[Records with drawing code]
* START *

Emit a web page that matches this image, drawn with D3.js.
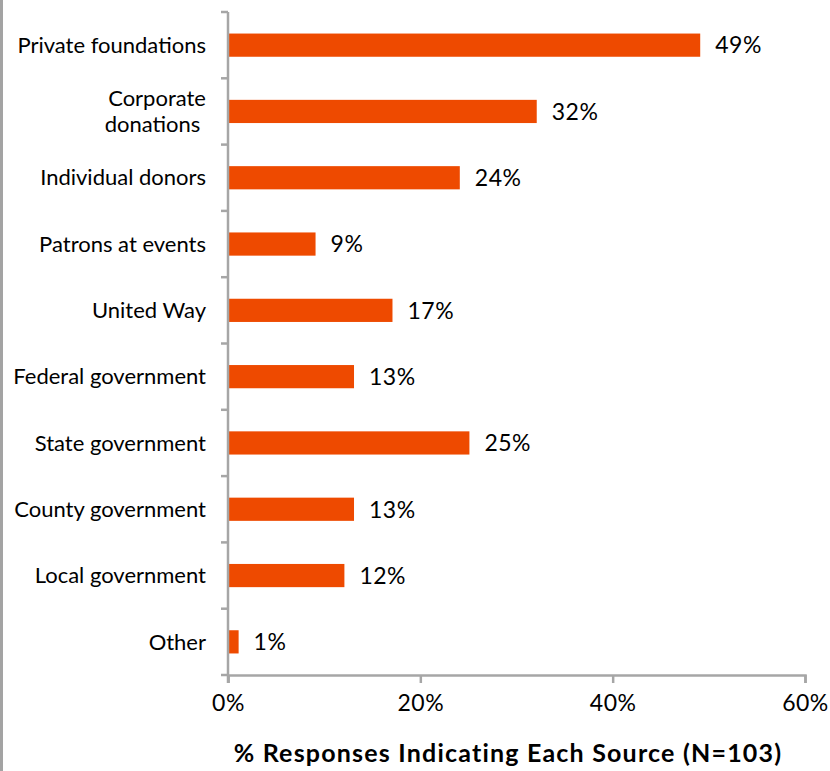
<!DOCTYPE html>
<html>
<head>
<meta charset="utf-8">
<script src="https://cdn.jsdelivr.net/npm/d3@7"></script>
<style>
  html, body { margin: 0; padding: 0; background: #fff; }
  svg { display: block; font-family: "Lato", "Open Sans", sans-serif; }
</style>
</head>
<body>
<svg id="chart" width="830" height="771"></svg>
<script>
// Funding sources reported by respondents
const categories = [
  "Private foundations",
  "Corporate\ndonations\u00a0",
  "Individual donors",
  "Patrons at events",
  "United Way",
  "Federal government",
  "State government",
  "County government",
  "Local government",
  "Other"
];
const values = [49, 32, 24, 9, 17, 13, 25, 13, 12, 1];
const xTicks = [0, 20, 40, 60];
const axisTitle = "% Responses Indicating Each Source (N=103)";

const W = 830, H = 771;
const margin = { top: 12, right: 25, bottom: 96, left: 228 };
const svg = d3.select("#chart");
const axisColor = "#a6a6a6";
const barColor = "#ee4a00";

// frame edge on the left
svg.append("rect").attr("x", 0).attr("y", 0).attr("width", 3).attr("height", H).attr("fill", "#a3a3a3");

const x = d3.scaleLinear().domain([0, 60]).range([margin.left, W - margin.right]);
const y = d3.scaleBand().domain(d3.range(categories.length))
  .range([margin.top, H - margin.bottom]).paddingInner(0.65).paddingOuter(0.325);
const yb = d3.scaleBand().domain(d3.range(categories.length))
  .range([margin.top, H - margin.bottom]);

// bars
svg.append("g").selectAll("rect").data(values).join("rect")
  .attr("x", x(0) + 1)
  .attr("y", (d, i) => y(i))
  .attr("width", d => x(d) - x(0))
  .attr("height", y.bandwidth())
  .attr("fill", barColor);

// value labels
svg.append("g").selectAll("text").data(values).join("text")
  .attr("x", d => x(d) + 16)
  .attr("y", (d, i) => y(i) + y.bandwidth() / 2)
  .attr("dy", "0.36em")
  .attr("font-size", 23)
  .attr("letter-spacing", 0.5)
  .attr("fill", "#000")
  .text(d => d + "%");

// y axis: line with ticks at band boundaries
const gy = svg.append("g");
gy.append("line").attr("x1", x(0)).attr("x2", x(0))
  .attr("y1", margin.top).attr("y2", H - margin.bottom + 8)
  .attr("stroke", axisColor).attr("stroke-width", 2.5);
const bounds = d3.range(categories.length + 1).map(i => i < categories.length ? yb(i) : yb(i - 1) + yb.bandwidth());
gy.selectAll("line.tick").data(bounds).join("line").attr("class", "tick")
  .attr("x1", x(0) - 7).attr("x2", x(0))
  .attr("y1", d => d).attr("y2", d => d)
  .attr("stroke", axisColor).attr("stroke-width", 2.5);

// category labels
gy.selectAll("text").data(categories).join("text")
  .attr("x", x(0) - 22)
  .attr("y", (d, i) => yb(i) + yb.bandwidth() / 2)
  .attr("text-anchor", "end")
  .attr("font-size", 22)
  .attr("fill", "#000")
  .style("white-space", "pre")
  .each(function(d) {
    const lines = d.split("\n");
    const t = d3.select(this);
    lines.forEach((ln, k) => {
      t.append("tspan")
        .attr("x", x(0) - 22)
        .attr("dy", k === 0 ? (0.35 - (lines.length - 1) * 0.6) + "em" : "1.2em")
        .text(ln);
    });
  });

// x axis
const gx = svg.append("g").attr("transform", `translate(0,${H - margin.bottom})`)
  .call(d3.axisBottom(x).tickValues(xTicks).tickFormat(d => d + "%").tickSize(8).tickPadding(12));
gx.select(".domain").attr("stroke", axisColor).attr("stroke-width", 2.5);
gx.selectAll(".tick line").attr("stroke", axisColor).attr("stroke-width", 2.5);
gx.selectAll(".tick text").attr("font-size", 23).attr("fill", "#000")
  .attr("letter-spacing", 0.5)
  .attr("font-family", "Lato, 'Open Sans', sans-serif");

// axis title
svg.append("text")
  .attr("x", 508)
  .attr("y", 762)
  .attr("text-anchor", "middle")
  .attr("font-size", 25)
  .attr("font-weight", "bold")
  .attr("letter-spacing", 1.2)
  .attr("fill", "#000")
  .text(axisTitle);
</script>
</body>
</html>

* END *
* START *

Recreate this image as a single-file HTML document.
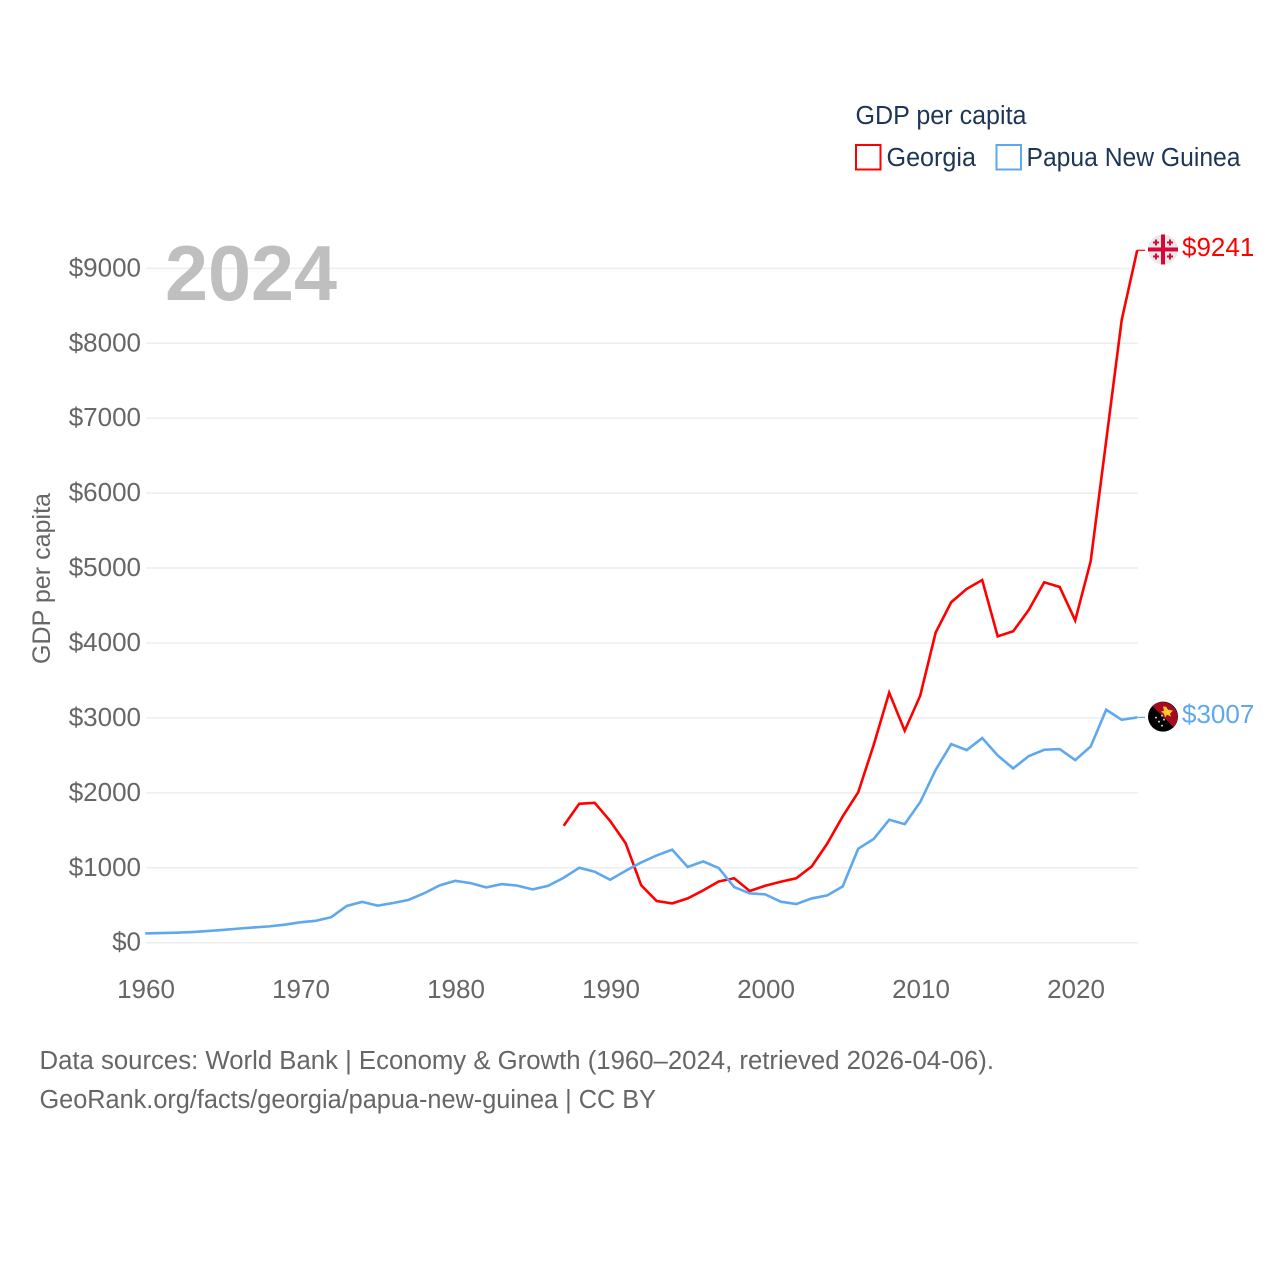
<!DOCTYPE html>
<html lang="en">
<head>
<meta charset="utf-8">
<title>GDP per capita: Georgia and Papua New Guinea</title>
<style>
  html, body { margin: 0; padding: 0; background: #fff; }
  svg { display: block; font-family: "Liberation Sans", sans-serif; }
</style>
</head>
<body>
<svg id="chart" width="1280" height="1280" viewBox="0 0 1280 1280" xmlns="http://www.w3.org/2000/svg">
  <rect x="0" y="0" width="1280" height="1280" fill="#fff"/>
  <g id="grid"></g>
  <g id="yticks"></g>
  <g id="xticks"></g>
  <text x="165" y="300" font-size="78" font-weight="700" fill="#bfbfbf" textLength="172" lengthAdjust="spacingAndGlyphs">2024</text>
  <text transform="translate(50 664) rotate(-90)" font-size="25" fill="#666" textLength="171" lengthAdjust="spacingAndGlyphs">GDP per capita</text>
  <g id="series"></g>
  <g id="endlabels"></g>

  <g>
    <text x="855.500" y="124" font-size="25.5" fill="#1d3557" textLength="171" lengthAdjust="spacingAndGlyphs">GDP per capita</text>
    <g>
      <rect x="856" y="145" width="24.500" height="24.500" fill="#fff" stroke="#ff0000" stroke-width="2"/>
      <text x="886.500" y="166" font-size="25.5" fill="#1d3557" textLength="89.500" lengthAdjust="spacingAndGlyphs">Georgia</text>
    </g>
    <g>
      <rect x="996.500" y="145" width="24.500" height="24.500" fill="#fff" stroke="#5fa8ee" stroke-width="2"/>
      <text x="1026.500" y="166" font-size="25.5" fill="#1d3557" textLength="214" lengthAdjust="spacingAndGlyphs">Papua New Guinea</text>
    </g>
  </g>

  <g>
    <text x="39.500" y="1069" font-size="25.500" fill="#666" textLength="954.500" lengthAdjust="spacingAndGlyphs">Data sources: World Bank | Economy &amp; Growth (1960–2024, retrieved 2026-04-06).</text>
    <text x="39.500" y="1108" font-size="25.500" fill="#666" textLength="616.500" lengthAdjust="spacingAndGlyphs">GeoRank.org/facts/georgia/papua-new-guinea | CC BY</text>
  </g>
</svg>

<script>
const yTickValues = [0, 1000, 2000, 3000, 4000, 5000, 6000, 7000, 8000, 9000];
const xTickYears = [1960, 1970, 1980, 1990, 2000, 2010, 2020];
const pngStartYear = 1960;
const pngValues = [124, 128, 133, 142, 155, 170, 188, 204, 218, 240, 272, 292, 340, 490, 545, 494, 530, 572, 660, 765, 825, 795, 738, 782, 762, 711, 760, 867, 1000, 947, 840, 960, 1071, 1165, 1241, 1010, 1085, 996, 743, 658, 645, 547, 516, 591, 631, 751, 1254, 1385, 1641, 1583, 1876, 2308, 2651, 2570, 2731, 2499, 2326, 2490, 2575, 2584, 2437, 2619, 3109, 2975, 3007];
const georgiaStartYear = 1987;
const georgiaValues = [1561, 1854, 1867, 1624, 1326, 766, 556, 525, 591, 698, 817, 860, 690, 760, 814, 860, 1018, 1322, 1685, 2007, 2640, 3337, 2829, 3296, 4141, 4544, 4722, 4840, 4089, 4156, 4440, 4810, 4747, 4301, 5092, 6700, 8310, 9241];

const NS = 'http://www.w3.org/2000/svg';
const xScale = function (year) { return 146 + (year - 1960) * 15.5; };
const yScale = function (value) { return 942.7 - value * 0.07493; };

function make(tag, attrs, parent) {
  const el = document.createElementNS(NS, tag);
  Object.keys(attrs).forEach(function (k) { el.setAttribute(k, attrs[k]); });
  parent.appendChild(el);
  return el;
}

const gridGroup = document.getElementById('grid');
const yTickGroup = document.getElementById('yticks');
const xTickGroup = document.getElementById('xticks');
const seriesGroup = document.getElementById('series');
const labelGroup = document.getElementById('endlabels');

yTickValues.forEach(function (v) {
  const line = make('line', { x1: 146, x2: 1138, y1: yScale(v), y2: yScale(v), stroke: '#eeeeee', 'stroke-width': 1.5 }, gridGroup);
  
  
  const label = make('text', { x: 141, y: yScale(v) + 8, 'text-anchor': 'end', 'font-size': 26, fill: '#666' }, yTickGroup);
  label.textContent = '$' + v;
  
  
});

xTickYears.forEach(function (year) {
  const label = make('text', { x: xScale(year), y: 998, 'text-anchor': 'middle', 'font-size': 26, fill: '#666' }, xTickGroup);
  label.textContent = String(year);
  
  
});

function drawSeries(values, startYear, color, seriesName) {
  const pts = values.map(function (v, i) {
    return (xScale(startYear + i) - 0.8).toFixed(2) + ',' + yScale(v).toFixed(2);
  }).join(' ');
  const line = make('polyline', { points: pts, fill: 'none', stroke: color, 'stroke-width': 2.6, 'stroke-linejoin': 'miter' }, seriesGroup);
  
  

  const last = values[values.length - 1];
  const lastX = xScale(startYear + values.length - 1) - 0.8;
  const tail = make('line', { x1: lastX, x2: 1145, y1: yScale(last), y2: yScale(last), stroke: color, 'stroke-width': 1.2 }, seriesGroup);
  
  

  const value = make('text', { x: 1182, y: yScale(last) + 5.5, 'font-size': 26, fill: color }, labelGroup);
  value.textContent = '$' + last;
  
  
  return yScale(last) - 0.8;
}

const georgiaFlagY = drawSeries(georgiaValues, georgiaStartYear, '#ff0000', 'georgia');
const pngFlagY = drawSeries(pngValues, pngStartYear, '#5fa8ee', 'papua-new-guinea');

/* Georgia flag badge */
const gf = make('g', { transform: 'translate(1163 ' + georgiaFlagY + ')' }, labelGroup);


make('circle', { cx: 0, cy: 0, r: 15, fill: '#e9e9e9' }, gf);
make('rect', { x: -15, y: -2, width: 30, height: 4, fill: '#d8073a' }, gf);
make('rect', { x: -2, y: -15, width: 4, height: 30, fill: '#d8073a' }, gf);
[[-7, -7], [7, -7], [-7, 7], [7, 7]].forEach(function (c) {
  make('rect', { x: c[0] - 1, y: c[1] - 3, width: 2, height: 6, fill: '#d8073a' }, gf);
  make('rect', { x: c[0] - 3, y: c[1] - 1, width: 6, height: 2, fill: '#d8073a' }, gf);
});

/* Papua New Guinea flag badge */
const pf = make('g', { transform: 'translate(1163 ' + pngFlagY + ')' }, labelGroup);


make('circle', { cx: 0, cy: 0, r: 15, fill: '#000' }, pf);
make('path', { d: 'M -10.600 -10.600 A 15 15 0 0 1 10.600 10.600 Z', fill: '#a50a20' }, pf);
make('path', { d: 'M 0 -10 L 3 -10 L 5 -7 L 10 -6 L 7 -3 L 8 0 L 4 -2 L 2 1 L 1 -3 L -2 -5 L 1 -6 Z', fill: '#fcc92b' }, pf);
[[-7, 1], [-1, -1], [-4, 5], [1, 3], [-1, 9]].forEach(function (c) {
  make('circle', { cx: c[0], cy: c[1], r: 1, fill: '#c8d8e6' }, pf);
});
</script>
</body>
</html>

* END *
* START *

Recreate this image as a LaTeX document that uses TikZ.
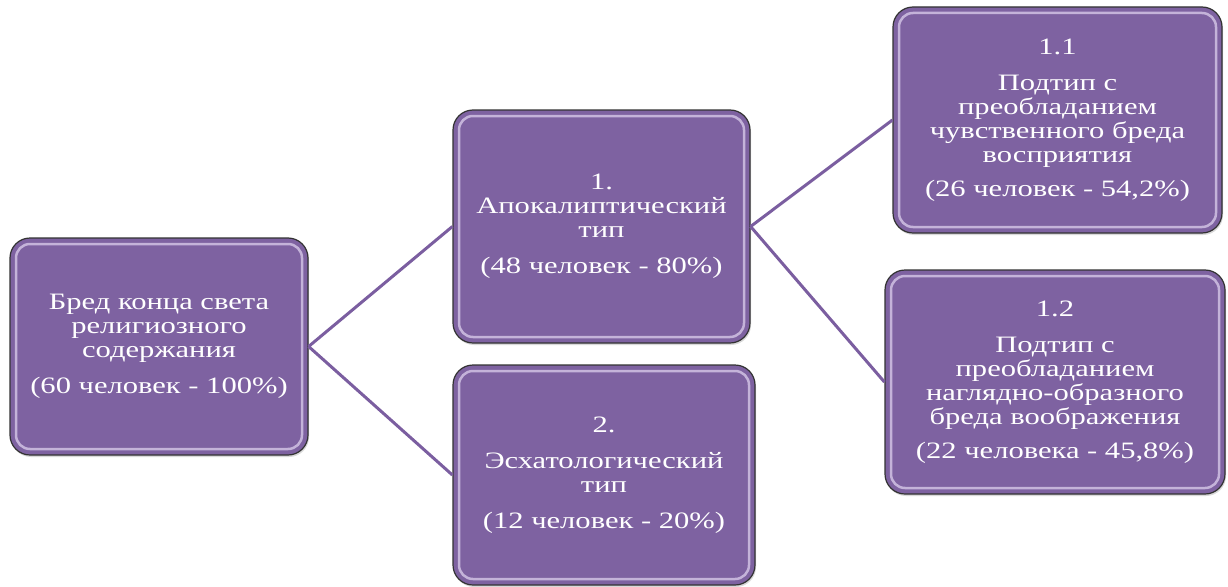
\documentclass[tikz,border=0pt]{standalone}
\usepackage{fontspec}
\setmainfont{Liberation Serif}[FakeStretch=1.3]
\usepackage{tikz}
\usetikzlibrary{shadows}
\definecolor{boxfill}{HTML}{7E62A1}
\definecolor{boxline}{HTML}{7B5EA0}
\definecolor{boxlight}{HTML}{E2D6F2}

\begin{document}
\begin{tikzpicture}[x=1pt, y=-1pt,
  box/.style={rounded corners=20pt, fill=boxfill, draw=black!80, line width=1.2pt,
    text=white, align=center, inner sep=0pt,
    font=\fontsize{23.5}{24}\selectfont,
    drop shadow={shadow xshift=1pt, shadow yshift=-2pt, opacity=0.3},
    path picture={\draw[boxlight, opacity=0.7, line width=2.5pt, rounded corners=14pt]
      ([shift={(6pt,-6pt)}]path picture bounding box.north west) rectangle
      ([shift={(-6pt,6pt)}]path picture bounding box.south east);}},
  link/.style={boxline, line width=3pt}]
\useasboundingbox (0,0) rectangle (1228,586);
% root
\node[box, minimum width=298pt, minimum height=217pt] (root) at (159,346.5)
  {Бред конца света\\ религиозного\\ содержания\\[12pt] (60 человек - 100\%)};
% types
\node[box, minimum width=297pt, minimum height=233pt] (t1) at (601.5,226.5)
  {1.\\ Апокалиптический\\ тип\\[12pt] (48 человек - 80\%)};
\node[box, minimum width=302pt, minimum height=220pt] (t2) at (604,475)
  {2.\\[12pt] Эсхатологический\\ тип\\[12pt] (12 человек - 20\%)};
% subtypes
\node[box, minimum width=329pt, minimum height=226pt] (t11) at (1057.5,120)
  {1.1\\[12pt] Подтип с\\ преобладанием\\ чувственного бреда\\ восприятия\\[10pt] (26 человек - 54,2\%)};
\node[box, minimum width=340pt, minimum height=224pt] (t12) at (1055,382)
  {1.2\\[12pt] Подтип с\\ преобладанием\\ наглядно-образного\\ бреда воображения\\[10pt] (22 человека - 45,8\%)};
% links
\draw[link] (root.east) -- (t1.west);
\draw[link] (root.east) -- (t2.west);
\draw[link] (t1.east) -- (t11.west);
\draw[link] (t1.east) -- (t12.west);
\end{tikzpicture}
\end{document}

* END *

_Task goal_
Retype the section that opens with the line holding "Emit a web page" and closes with the line holding "Responses Indicating Each", exactly as it reads, without any pictures.

_Written response_
Emit a web page that matches this image, drawn with D3.js.
<!DOCTYPE html>
<html>
<head>
<meta charset="utf-8">
<script src="https://cdn.jsdelivr.net/npm/d3@7"></script>
<style>
  html, body { margin: 0; padding: 0; background: #fff; }
  svg { display: block; font-family: "Lato", "Open Sans", sans-serif; }
</style>
</head>
<body>
<svg id="chart" width="830" height="771"></svg>
<script>
// Funding sources reported by respondents
const categories = [
  "Private foundations",
  "Corporate\ndonations\u00a0",
  "Individual donors",
  "Patrons at events",
  "United Way",
  "Federal government",
  "State government",
  "County government",
  "Local government",
  "Other"
];
const values = [49, 32, 24, 9, 17, 13, 25, 13, 12, 1];
const xTicks = [0, 20, 40, 60];
const axisTitle = "% Responses Indicating Each Source (N=103)";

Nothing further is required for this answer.